How specifically does Canada enable these kinds of actions?

While we are in no way Saudi Arabia’s largest trade partner, we are still one of many countries who sell them billions of dollars worth of military equipment. In the latest arms deal, worth 15 billion dollars, we’re planning to sell them “light armoured vehicles” and tanks, which is notably exactly what they use to violently intervene in Yemen. Moreover, because of our reputation as a champion of human rights, when we support them, we basically endorse their egregious activities. It’s easy to think of trade and human rights as two separate things, but the reality is that our arms deals actively fuel their atrocities against human rights

In terms of the actual effect of this policy, we contribute to a global movement of boycotting Saudi Arabia. In fact, the global movement has already begun: In September, Spain halted the sale of 450 laser-guided bombs to SA, which was harmful to Saudi Arabia’s military forces. Many other European Union nations are considering a similar halt of the sales of weapons to SA. But in order for this global movement to occur, each individual nation has to do their part to be a part of it. In other words, Canada may not be the one who’s changing the outcome nor can we alone significantly alter their behaviour, but when many countries do it together, real change happens. Secondly, Canada does have influence as a protector of human rights. We are one of the top contributors to United Nations peacekeeping forces, and internally, human rights are usually quite good. Our influence in the sphere of human rights could help us influence other nations. Moreover, we solidify this reputation when we continue to support human rights abroad: it gives us more credibility to make changes in other areas when we’ve shown our support for change in this region.

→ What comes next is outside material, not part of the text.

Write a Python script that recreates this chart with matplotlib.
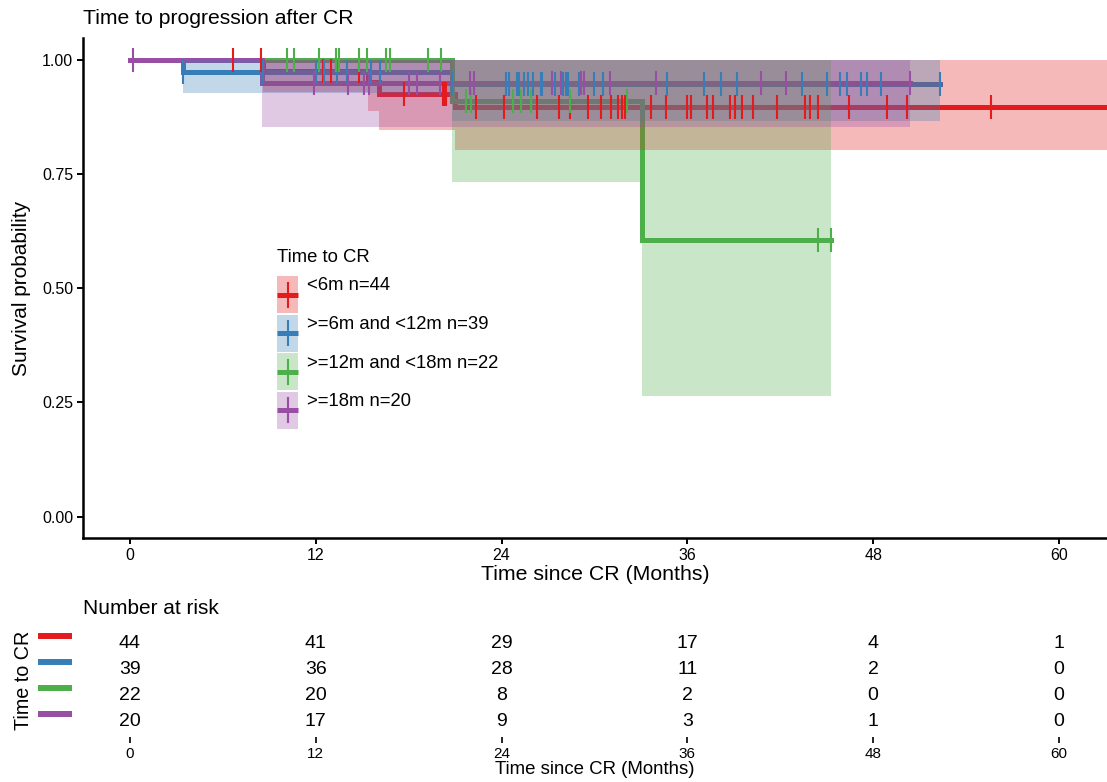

In the best case scenario, the hope would be to alter the U.S.’s policy on Saudi Arabia. We can influence the U.S. Canada and U.S. have a very robust trade relationship that has lasted for most of the last century. We provide them with many valuable resources including wood and oil, and they export many goods to us as well. Given that this is the case, it is possible that the U.S. considers either imposing harsher restrictions on their trade with Saudi Arabia or stops altogether, which is really important because the U.S. is one of the main exporters of weapons to Saudi Arabia.

But at the end of the day, even if none of these outcomes of gradual improvement, nor weakening as a regional hegemon, actually occur, on a principle level it is unacceptable for Canada to be involved in the vicious onslaught against Yemeni civilians and children. Let’s take a stand against global injustice.